49 of the 50 cards depict people that are dead, and many such as Attila (card 3) and Alexander the Great (card 1) long dead. Perhaps not the two best examples to give if I am trying to convince you the set has a non-military element.
So without any further ado, let us do away with this militaristic stuff and present card 9, Confucius, a leader of men's minds as was Plato (card 14) and his teacher Socrates (card 45).
Socrates came to an unfortunate end having been accused of denying the state gods and introducing new divinities. He was sentenced to death and died after drinking a cup of hemlock. His maxim was "to want nothing is divine; to want as little as possible is the nearest approach to divine life." Clearly a fellow that would feel a bit ill at ease with the modern consumer culture.
Potentially I am being a little unfair to suggest such characters would not appear in a similar set if it were issued today. It would be foolish to even suggest another manufacturer in 1924 would have included such people.

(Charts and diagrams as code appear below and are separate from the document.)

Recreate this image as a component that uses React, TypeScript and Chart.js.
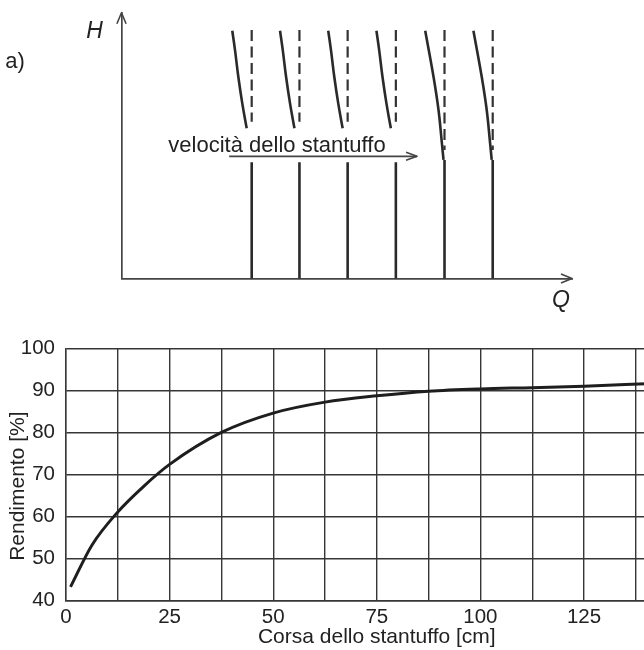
import React, { useEffect, useRef } from "react";
import { Chart, registerables } from "chart.js";
Chart.register(...registerables);

// ---------- (a) H–Q diagram: characteristic curves for increasing piston speed ----------
const curveBaseQ = [28.9, 39.5, 50.2, 60.9, 71.7, 82.4];
const shortCurveCount = 4;
// upper (bent) branch of the first four curves, interrupted by the label
const shortUpperH = [93.2, 86.0, 75.9, 65.9, 56.5];
const shortUpperDQ = [-4.31, -3.71, -2.97, -2.09, -1.11];
const shortLowerH = [43.7, 0];
// last two curves: continuous
const longUpperH = [93.2, 75.9, 63.4, 50.9, 44.6];
const longUpperDQ = [-4.28, -2.44, -1.33, -0.58, -0.22];
const longLowerH = [44.6, 0];
// dashed (ideal) vertical characteristics
const dashedShortH = [93.5, 59.0];
const dashedLongH = [93.5, 48.3];
// "velocità dello stantuffo" arrow
const speedArrowQ = [23.9, 65.6];
const speedArrowH = 45.95;
const speedLabel = "velocità dello stantuffo";
const speedLabelQ = 10.4;
const speedLabelH = 47.7;

// ---------- (b) efficiency vs piston stroke ----------
const strokeCm = [1.1, 6.25, 12.5, 18.75, 25, 37.5, 50, 62.5, 75, 87.5, 100, 112.5, 125, 140];
const efficiencyPct = [43.3, 53.2, 61.1, 67.2, 72.4, 80, 84.6, 87.2, 88.7, 89.8, 90.35, 90.65, 91.0, 91.6];
const xTitle = "Corsa dello stantuffo [cm]";
const yTitle = "Rendimento [%]";

const FONT = "'Liberation Sans', Arial, Helvetica, sans-serif";
const INK = "#2a2a2a";
const AXIS = "#454545";

function chevron(ctx: CanvasRenderingContext2D, tx: number, ty: number, dx: number, dy: number, len: number, half: number) {
  const bx = tx - dx * len, by = ty - dy * len;
  const px = -dy, py = dx;
  ctx.beginPath();
  ctx.moveTo(bx + px * half, by + py * half);
  ctx.lineTo(tx, ty);
  ctx.lineTo(bx - px * half, by - py * half);
  ctx.stroke();
}

export default function App() {
  const topRef = useRef<HTMLCanvasElement>(null);
  const botRef = useRef<HTMLCanvasElement>(null);

  useEffect(() => {
    Chart.defaults.font.family = FONT;
    Chart.defaults.color = "#222";

    const datasets: any[] = [];
    curveBaseQ.forEach((q0, i) => {
      const isShort = i < shortCurveCount;
      const upH = isShort ? shortUpperH : longUpperH;
      const upDQ = isShort ? shortUpperDQ : longUpperDQ;
      const lowH = isShort ? shortLowerH : longLowerH;
      const dashH = isShort ? dashedShortH : dashedLongH;
      datasets.push({
        data: upH.map((h, k) => ({ x: q0 + upDQ[k], y: h })),
        borderColor: INK, borderWidth: 2.6, tension: 0.4, pointRadius: 0, showLine: true, clip: false,
      });
      datasets.push({
        data: lowH.map((h) => ({ x: q0, y: h })),
        borderColor: INK, borderWidth: 2.6, pointRadius: 0, showLine: true, clip: false,
      });
      datasets.push({
        data: dashH.map((h) => ({ x: q0, y: h })),
        borderColor: "#333", borderWidth: 2.2, borderDash: [11, 5.5], pointRadius: 0, showLine: true, clip: false,
      });
    });
    datasets.push({
      data: speedArrowQ.map((q) => ({ x: q, y: speedArrowH })),
      borderColor: AXIS, borderWidth: 1.6, pointRadius: 0, showLine: true, clip: false,
    });

    const topDecor = {
      id: "topDecor",
      afterDatasetsDraw(chart: any) {
        const { ctx, chartArea: a, scales } = chart;
        const xs = scales.x, ys = scales.y;
        ctx.save();
        ctx.strokeStyle = AXIS;
        ctx.lineWidth = 1.6;
        ctx.lineJoin = "round";
        chevron(ctx, a.left, a.top, 0, -1, 11, 4.6);
        chevron(ctx, a.right, a.bottom, 1, 0, 11, 4.6);
        chevron(ctx, xs.getPixelForValue(speedArrowQ[1]), ys.getPixelForValue(speedArrowH), 1, 0, 11, 4);
        ctx.fillStyle = "#222";
        ctx.textAlign = "center";
        ctx.textBaseline = "middle";
        ctx.font = `italic 23px ${FONT}`;
        ctx.fillText("H", a.left - 27, a.top + 18.5);
        ctx.fillText("Q", a.right - 11, a.bottom + 22);
        ctx.font = `22px ${FONT}`;
        ctx.fillText("a)", 15, 62);
        ctx.textAlign = "left";
        ctx.textBaseline = "alphabetic";
        ctx.font = `22px ${FONT}`;
        ctx.fillText(speedLabel, xs.getPixelForValue(speedLabelQ), ys.getPixelForValue(speedLabelH));
        ctx.restore();
      },
    };

    const top = new Chart(topRef.current!, {
      type: "scatter",
      data: { datasets },
      options: {
        responsive: false,
        animation: false,
        events: [],
        layout: { padding: { left: 121.5, right: 72, top: 12.7, bottom: 41.5 }, autoPadding: false },
        plugins: { legend: { display: false }, tooltip: { enabled: false } },
        scales: {
          x: {
            type: "linear", min: 0, max: 100,
            grid: { display: false, drawTicks: false },
            ticks: { display: false },
            border: { display: true, color: AXIS, width: 1.7 },
          },
          y: {
            type: "linear", min: 0, max: 100,
            grid: { display: false, drawTicks: false },
            ticks: { display: false },
            border: { display: true, color: AXIS, width: 1.7 },
          },
        },
      } as any,
      plugins: [topDecor],
    });

    const GRID = "#363636";
    const bot = new Chart(botRef.current!, {
      type: "line",
      data: {
        datasets: [
          {
            data: strokeCm.map((x, i) => ({ x, y: efficiencyPct[i] })),
            borderColor: "#1e1e1e",
            borderWidth: 3,
            pointRadius: 0,
            cubicInterpolationMode: "monotone",
            clip: false,
          },
        ],
      },
      options: {
        responsive: false,
        animation: false,
        events: [],
        layout: { padding: { left: 0, right: 32.4, top: 18.3, bottom: 0 }, autoPadding: false },
        plugins: { legend: { display: false }, tooltip: { enabled: false } },
        scales: {
          x: {
            type: "linear", min: 0, max: 150,
            afterFit: (s: any) => { s.height = 49.3; },
            grid: { color: GRID, lineWidth: 1.4, drawTicks: false },
            border: { color: GRID, width: 1.4 },
            ticks: {
              stepSize: 12.5, autoSkip: false, maxRotation: 0, padding: 4.5,
              font: { size: 20.5 }, color: "#222",
              callback: (v: any) => (Number(v) % 25 === 0 ? String(v) : ""),
            },
            title: { display: true, text: xTitle, font: { size: 21 }, color: "#222", padding: { top: 0, bottom: 0 } },
          },
          y: {
            type: "linear", min: 40, max: 100,
            afterFit: (s: any) => { s.width = 66; },
            grid: { color: GRID, lineWidth: 1.4, drawTicks: false },
            border: { color: GRID, width: 1.4 },
            ticks: { stepSize: 10, padding: 11, font: { size: 20.5 }, color: "#222" },
            title: {
              display: true, text: yTitle + "\u00a0\u00a0\u00a0\u00a0", font: { size: 21 }, color: "#222",
              padding: { top: 5.4, bottom: 0 },
            },
          },
        },
      } as any,
    });

    return () => {
      top.destroy();
      bot.destroy();
    };
  }, []);

  return (
    <div style={{ position: "fixed", left: 0, top: 0, width: 644, height: 650, overflow: "hidden", background: "#fff" }}>
      <canvas ref={topRef} width={644} height={320} style={{ position: "absolute", left: 0, top: 0, width: 644, height: 320 }} />
      <canvas ref={botRef} width={720} height={325} style={{ position: "absolute", left: 0, top: 325, width: 720, height: 325 }} />
    </div>
  );
}
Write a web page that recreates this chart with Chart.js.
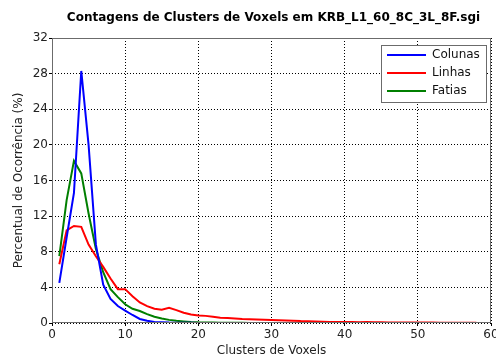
<!DOCTYPE html>
<html>
<head>
  <meta charset="UTF-8">
  <title>Contagens de Clusters de Voxels</title>
  <script src="https://cdn.jsdelivr.net/npm/chart.js"></script>
  <style>
    body { margin: 0; background: #fff; }
    #wrap { width: 496px; height: 358px; position: relative; }
  </style>
</head>
<body>
  <div id="wrap"><canvas id="c"></canvas></div>
  <script>
    // dados (x = 1, 2, 3, ...)
    const colunas = [4.5, 9.6, 14.6, 28.3, 20.0, 8.8, 4.3, 2.7, 1.9, 1.4,
      0.9, 0.45, 0.25, 0.12, 0.08, 0.05, 0.04, 0.03, 0.02, 0.01];
    const linhas = [6.6, 10.4, 10.9, 10.8, 8.8, 7.5, 6.3, 5.0, 3.8, 3.8,
      3.0, 2.3, 1.9, 1.6, 1.5, 1.7, 1.45, 1.15, 0.95, 0.85,
      0.8, 0.7, 0.6, 0.55, 0.5, 0.45, 0.42, 0.4, 0.36, 0.33,
      0.3, 0.28, 0.26, 0.22, 0.2, 0.17, 0.15, 0.12, 0.12, 0.1,
      0.1, 0.09, 0.1, 0.08, 0.08, 0.07, 0.07, 0.06, 0.06, 0.05,
      0.05, 0.05, 0.04, 0.04, 0.04, 0.03, 0.03, 0.03];
    const fatias = [7.5, 13.8, 18.2, 16.8, 12.3, 8.3, 5.7, 3.8, 2.9, 2.1,
      1.6, 1.35, 1.0, 0.7, 0.5, 0.35, 0.25, 0.18, 0.12, 0.08,
      0.06, 0.05, 0.04, 0.03, 0.02, 0.02, 0.01, 0.01, 0.01, 0.01];
    const xTicks = [0, 10, 20, 30, 40, 50, 60];
    const yTicks = [0, 4, 8, 12, 16, 20, 24, 28, 32];
    const titulo = 'Contagens de Clusters de Voxels em KRB_L1_60_8C_3L_8F.sgi';

    const pts = arr => arr.map((v, i) => ({ x: i + 1, y: v }));
    const fontFam = "'DejaVu Sans', sans-serif";

    // título, caixa dos eixos e legenda dentro da área do gráfico
    const boxLegend = {
      id: 'boxLegend',
      afterDraw(chart) {
        const { ctx, chartArea: a } = chart;
        ctx.save();
        ctx.fillStyle = '#000';
        ctx.font = 'bold 12px ' + fontFam;
        ctx.textAlign = 'center';
        ctx.textBaseline = 'middle';
        ctx.fillText(titulo, (a.left + a.right) / 2 + 2, 18);

        ctx.strokeStyle = '#6b6b6b';
        ctx.lineWidth = 1;
        ctx.strokeRect(a.left + 0.5, a.top + 0.5, a.right - a.left - 1, a.bottom - a.top - 1);

        const w = 105, h = 57, x0 = a.right - w - 5, y0 = a.top + 7;
        ctx.fillStyle = '#fff';
        ctx.fillRect(x0, y0, w, h);
        ctx.strokeRect(x0 + 0.5, y0 + 0.5, w, h);
        ctx.font = '12px ' + fontFam;
        ctx.textAlign = 'left';
        chart.data.datasets.forEach((ds, i) => {
          const yy = y0 + 10 + i * 18;
          ctx.strokeStyle = ds.borderColor;
          ctx.lineWidth = 2;
          ctx.beginPath();
          ctx.moveTo(x0 + 6, yy);
          ctx.lineTo(x0 + 45, yy);
          ctx.stroke();
          ctx.fillStyle = '#111';
          ctx.fillText(ds.label, x0 + 51, yy);
        });
        ctx.restore();
      }
    };

    new Chart(document.getElementById('c'), {
      type: 'line',
      data: {
        datasets: [
          { label: 'Colunas', data: pts(colunas), borderColor: '#0000ff' },
          { label: 'Linhas', data: pts(linhas), borderColor: '#ff0000' },
          { label: 'Fatias', data: pts(fatias), borderColor: '#007f00' }
        ]
      },
      options: {
        responsive: true,
        maintainAspectRatio: false,
        animation: false,
        elements: {
          point: { radius: 0 },
          line: { borderWidth: 2, tension: 0 }
        },
        layout: { padding: { left: 0, right: 5, top: 38, bottom: 0 } },
        plugins: {
          legend: { display: false },
          tooltip: { enabled: false },
          title: { display: false }
        },
        scales: {
          x: {
            type: 'linear',
            min: 0, max: 60,
            afterBuildTicks: s => { s.ticks = xTicks.map(v => ({ value: v })); },
            ticks: { color: '#222', font: { family: fontFam, size: 12 }, padding: 2, maxRotation: 0 },
            grid: { color: '#000', lineWidth: 1, drawTicks: true, tickLength: 3 },
            border: { dash: [1, 2], display: false },
            title: { display: true, text: 'Clusters de Voxels', color: '#222', font: { family: fontFam, size: 12 }, padding: { top: 0, bottom: 0 } },
            afterFit: s => { s.height = 35; s.paddingLeft = 0; s.paddingRight = 0; }
          },
          y: {
            min: 0, max: 32,
            afterBuildTicks: s => { s.ticks = yTicks.map(v => ({ value: v })); },
            ticks: { color: '#222', font: { family: fontFam, size: 12 }, padding: 1 },
            grid: { color: '#000', lineWidth: 1, drawTicks: true, tickLength: 3 },
            border: { dash: [1, 2], display: false },
            title: { display: true, text: 'Percentual de Ocorrência (%)', color: '#222', font: { family: fontFam, size: 12 }, padding: { top: 12, bottom: 0 } },
            afterFit: s => { s.width = 52; s.paddingTop = 0; s.paddingBottom = 0; }
          }
        }
      },
      plugins: [boxLegend]
    });
  </script>
</body>
</html>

Poets appear in the set, in rather more abundance than do writers. Combined with the philosopher cards it is now heading towards some sort of cultural elitism. It is difficult to square that circle with the fact these are giveaways intended to create a brand loyalty in a mass produced product.
The first three cards are traditional fare, Alexander the Great, Alfred the Great and Attilla. The most important reason for these three to open the set being the same reason you would find them at the front of the phone book, they have names that begin A.
It seems the first step towards world domination is to have a name beginning with A. This theory falls into disrepute a little later in the set when Napoleon and Peter the Great arrive. "Great" is something a lot of people seem to have been.
For some reason, at the moment, I am going through the rather unhealthy obsession of exactly how sets are organised. I suppose you have to do something if you do not enjoy gardening. This one could not be easier, alphabetically. The trouble being there seems to be some disagreement during the set as to whether to order the cards by first name or last name so we get on card 25 Joan of Arc followed by Julius Caesar followed by John Knox. So although there is a sort of consistency it is not perfect. What is?
There is room for explorers such as Captain Cook (card 11), Sir Francis Drake (card 16) and David Livingstone (card 29) who must be the very epitome of a Victorian explorer and inspiration for many "boys own" adventures. Also included is Sir Walter Raleigh, favourite of the Elizabethan court and credited with the introduction of tobacco, a feat which must insure his inclusion in just about any cigarette cards set.
Mention of Elizabeth I, if only obliquely, brings us to religion. The subject, not un-naturally gets a fair shake of the stick but it seems a bit off that Cardinal Richelieu gets inclusion presumably at the expense of England's very own Cardinal Wolesley. Equally John Knox and William Penn appear in the set but there is no room Martin Luther.
By any stretch of the imagination this set covers a lot of ground and it does it in some fine style. The artwork on the front the cards is first-rate and the text on the reverse even better.
I almost forgot, Thomas Alva Edison is the one person included that does not have a date of death after his name.
Finally given the scope of this set here are five additional women that could appear in the set; Elizabeth I, Boudicca, Florence Nightingale, Marie Curie. Still alive at the time but so was Edison and perhaps the most controversial from a Leaders of Men point of view, Emmeline Pankhurst (1858-1928). Men might not have wanted to be lead by her but tough, now that's leadership.